In Taiwan’s first indigenous film, Finding Sayun, there are two casting assistant/cameraman characters from Beijing, as well as a director from Beijing. The director from Beijing never appears on screen. We only hear his voice as he watches the footage recorded by his Taiwanese casting director. What are these mainlanders doing in a Taiwan indigenous film? One reviewer complains the Chinese connection is irrelevant and was probably included to attract Chinese investment. Another possibility is that the director Laha Mebow wanted to attract Chinese tourists to the village. B&B tourism is part of the marketing of the film. I don’t know if Chinese tourists stay in B&Bs, but there are now a lot of Chinese tourists visiting Taiwan. What if the investor put pressure on the director to change the film in accordance to mainland audience expectations? What if the director put on rose-colored glasses to make her village attractive to the mainlanders? These are delicate questions. I was too afraid to ask them. So, I asked the director via e-mail what the mainlanders are doing in her film. Suffice it to say, the director encouraged me to find the meaning of the Chinese connection in the film itself rather than the film’s investment structure or marketing strategy.
It seems to me that rather than declare the mainland Chinese presence in Finding Sayun irrelevant we should try and make sense of it.
So what does the Chinese presence in Finding Sayun mean? Yukan, the “star” of the film, hopes to go to university, perhaps in Taipei, but if he is a good enough soccer player he might end up in China. There are a roughly million Taiwanese people in China – about 3-4% of the population – and Yukan might eventually join them. China’s part of the lives of Taiwanese people, including aborigines. Or Yukan might end up somewhere he’s never heard of. At the same time, Taiwan’s aborigines have become part of the lives of the people of the PRC, initially through broadcasts of Teresa Teng’s rendition of the song “Gaoshanqing” (High Mountains Green):
高山青 High mountains green
澗水藍 Blue rivers rill
阿里山的姑娘美如水 Maiden of Alishan, lovely as a stream
阿里山的少年壯如山 Young man of Alishan, solid as a hill
The mainlanders go to Alishan, and why shouldn’t they go to Nan-ao? Chinese tourists will tend not to be very sympathetic to indigenous causes in Taiwan. According to the PRC, Taiwanese indigenous peoples are not indigenous peoples at all; they are collectively the smallest of China’s fifty-five official minorities, the gaoshanzu. The PRC can happily approve the Declaration on the Rights of Indigenous Peoples because the PRC calls its indigenous peoples “national minorities.” The claim that Finding Sayun is Taiwan’s first film by an indigenous director could only be made on the Taiwan poster.

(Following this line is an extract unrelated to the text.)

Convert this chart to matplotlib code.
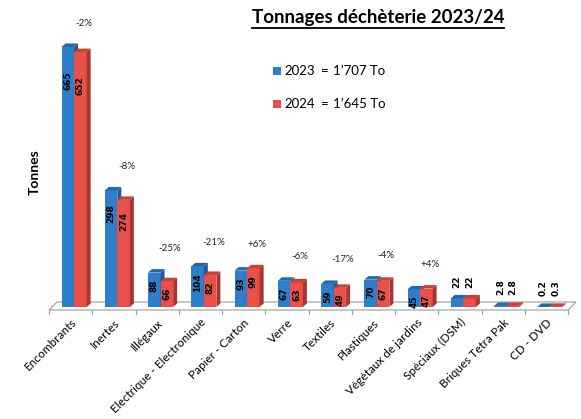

But I don’t wish to drag cross-Strait politics into this discussion of Finding Sayun. The point being made in this film is that things Taiwanese, including Taiwan’s indigenous peoples, are on Chinese people’s radar, and vice versa. The film “builds bridges” as the cliche has it, represents Taiwan’s indigenous people (or more specifically the residents of the village in Nan-ao in which the film was made), to themselves and to outsiders in Taiwan, China and possibly the rest of the world. Better for curious outsiders to learn about Taiwan’s indigenous people by watching a film like Finding Sayun than a film like Waiting for the Flying Fish. Tourism is part of the marketing strategy of the former; the latter seemed like feature length tourist brochure.

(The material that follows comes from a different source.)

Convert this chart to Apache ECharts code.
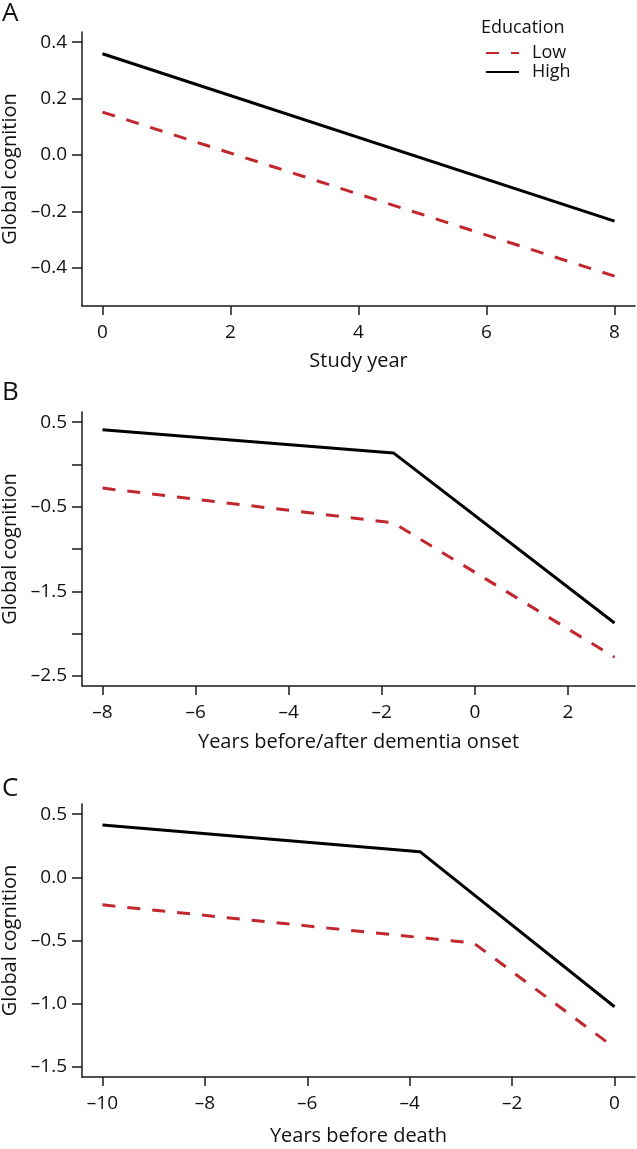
<!DOCTYPE html>
<html><head><meta charset="utf-8">
<script src="https://cdn.jsdelivr.net/npm/echarts@6/dist/echarts.min.js"></script>
<style>html,body{margin:0;padding:0;background:#fff}#c{width:637px;height:1149px}</style>
</head><body><div id="c"></div>
<script>
// ---- text ----
const panelLetters = ['A', 'B', 'C'];
const xTitles = ['Study year', 'Years before/after dementia onset', 'Years before death'];
const yTitle = 'Global cognition';
const legendTitle = 'Education';
const seriesNames = ['Low', 'High'];

// ---- Panel A ----
const xLowA = [0, 8];
const lowA = [0.152, -0.43];
const xHighA = [0, 8];
const highA = [0.359, -0.235];
const xTicksA = [0, 2, 4, 6, 8];
const yTicksA = [-0.4, -0.2, 0.0, 0.2, 0.4];
const yLabelsA = [-0.4, -0.2, 0.0, 0.2, 0.4];

// ---- Panel B ----
const xLowB = [-8, -1.75, 3];
const lowB = [-0.28, -0.69, -2.28];
const xHighB = [-8, -1.75, 3];
const highB = [0.41, 0.136, -1.875];
const xTicksB = [-8, -6, -4, -2, 0, 2];
const yTicksB = [-2.5, -2.0, -1.5, -1.0, -0.5, 0.0, 0.5];
const yLabelsB = [-2.5, -1.5, -0.5, 0.5];

// ---- Panel C ----
const xLowC = [-10, -2.75, 0];
const lowC = [-0.218, -0.52, -1.348];
const xHighC = [-10, -3.8, 0];
const highC = [0.413, 0.203, -1.024];
const xTicksC = [-10, -8, -6, -4, -2, 0];
const yTicksC = [-1.5, -1.0, -0.5, 0.0, 0.5];
const yLabelsC = [-1.5, -1.0, -0.5, 0.0, 0.5];

// axis limits (before 4% expansion)
const xLims = [[0, 8], [-8, 3], [-10, 0]];
const yLims = [[-0.5, 0.4], [-2.5, 0.5], [-1.5, 0.5]];

const FONT = 'Open Sans';
const RED = '#C1272D';
const BLACK = '#000000';
const AXC = '#1a1a1a';

function expand(l) { const d = (l[1] - l[0]) * 0.04; return [l[0] - d, l[1] + d]; }
function dash(s) { return String(s).replace('-', '\u2013'); }

const panels = [
  {xl: xLowA, yl: lowA, xh: xHighA, yh: highA, xt: xTicksA, yt: yTicksA, ylab: yLabelsA, dec: 1},
  {xl: xLowB, yl: lowB, xh: xHighB, yh: highB, xt: xTicksB, yt: yTicksB, ylab: yLabelsB, dec: 1},
  {xl: xLowC, yl: lowC, xh: xHighC, yh: highC, xt: xTicksC, yt: yTicksC, ylab: yLabelsC, dec: 1}
];
const gridTops = [32, 412, 804];
const gridHeights = [274, 274, 273];
const nameGaps = [45, 46, 49];

const grid = [], xAxis = [], yAxis = [], series = [];
panels.forEach((p, i) => {
  grid.push({left: 82, right: 2, top: gridTops[i], height: gridHeights[i],
    containLabel: false, outerBoundsMode: 'none'});
  const xr = expand(xLims[i]), yr = expand(yLims[i]);
  xAxis.push({
    type: 'value', gridIndex: i, min: xr[0], max: xr[1],
    name: xTitles[i], nameLocation: 'middle', nameGap: nameGaps[i],
    nameTextStyle: {fontFamily: FONT, fontSize: 20, color: '#111'},
    axisLine: {show: true, onZero: false, lineStyle: {color: AXC, width: 1.5}},
    axisTick: {show: true, length: 9, lineStyle: {color: AXC, width: 1.5}, customValues: p.xt},
    axisLabel: {show: true, margin: 17, fontFamily: FONT, fontSize: 19, color: '#111',
      customValues: p.xt, formatter: v => dash(Math.round(v))},
    splitLine: {show: false}
  });
  yAxis.push({
    type: 'value', gridIndex: i, min: yr[0], max: yr[1],
    name: yTitle, nameLocation: 'middle', nameGap: 55, nameRotate: 90,
    nameTextStyle: {fontFamily: FONT, fontSize: 20, color: '#111'},
    axisLine: {show: true, onZero: false, lineStyle: {color: AXC, width: 1.5}},
    axisTick: {show: true, length: 10, lineStyle: {color: AXC, width: 1.5}, customValues: p.yt},
    axisLabel: {show: true, margin: 15, fontFamily: FONT, fontSize: 19, color: '#111',
      customValues: p.ylab, formatter: v => dash(Number(v).toFixed(p.dec))},
    splitLine: {show: false}
  });
  series.push({
    name: seriesNames[0], type: 'line', xAxisIndex: i, yAxisIndex: i,
    data: p.xl.map((x, k) => [x, p.yl[k]]), symbol: 'none', silent: true,
    lineStyle: {color: RED, width: 3, type: [13, 12], cap: 'butt'},
    itemStyle: {color: RED}
  });
  series.push({
    name: seriesNames[1], type: 'line', xAxisIndex: i, yAxisIndex: i,
    data: p.xh.map((x, k) => [x, p.yh[k]]), symbol: 'none', silent: true,
    lineStyle: {color: BLACK, width: 3, type: 'solid'},
    itemStyle: {color: BLACK}
  });
});

const letterTops = [1, 380, 776];
const title = panelLetters.map((t, i) => ({
  text: t, left: 2, top: letterTops[i], padding: 0,
  textStyle: {fontFamily: FONT, fontSize: 26, fontWeight: 'normal', color: '#111'}
}));
title.push({text: legendTitle, left: 481, top: 19, padding: 0,
  textStyle: {fontFamily: FONT, fontSize: 18, fontWeight: 'normal', color: '#111'}});

const chart = echarts.init(document.getElementById('c'), null, {renderer: 'canvas'});
chart.setOption({
  animation: false,
  backgroundColor: '#fff',
  title: title,
  legend: {
    data: seriesNames, orient: 'vertical', left: 485, top: 44, padding: 0,
    itemWidth: 33, itemHeight: 14, itemGap: 1, selectedMode: false,
    itemStyle: {opacity: 0, borderWidth: 0},
    textStyle: {fontFamily: FONT, fontSize: 18, color: '#111', padding: [0, 0, 0, 8]}
  },
  grid: grid, xAxis: xAxis, yAxis: yAxis, series: series
});
</script></body></html>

If Laha Mebow seems to be wearing rose colored glasses in Finding Sayun, she put them on herself. There is unhappiness in the movie, but it’s focused on the young widow and mother whose husband dies at the beginning of the film in a work-related accident. She becomes a symbol of indigenous suffering. (Indigenous peoples tend to work in DDD (dangerous, dirty, degrading) jobs, if they can get jobs at all; indigenous unemployment has risen as a result of the “guest workers” policy.) Finding Sayun is otherwise a generally upbeat, positive film. It’s described as a 溫馨片, a “heartwarming film,” which seems to be a film genre. But given the incredible variety of indigenous experience, negativity can’t be one of the criteria for the determination of where a film is on the indigenous continuum or whether it’s authentically indigenous. Rather than arguing that Finding Sayun is heartwarming out of generic conformity, it’s just as convincing to argue that it’s upbeat because Laha Mebow wanted to share a positive vision of her own people.
In the end the Chinese director’s film, the film within the film, does not get made. Finding Sayun, the indigenous director Laha Mebow’s film, is a work of which the director and her community can be proud.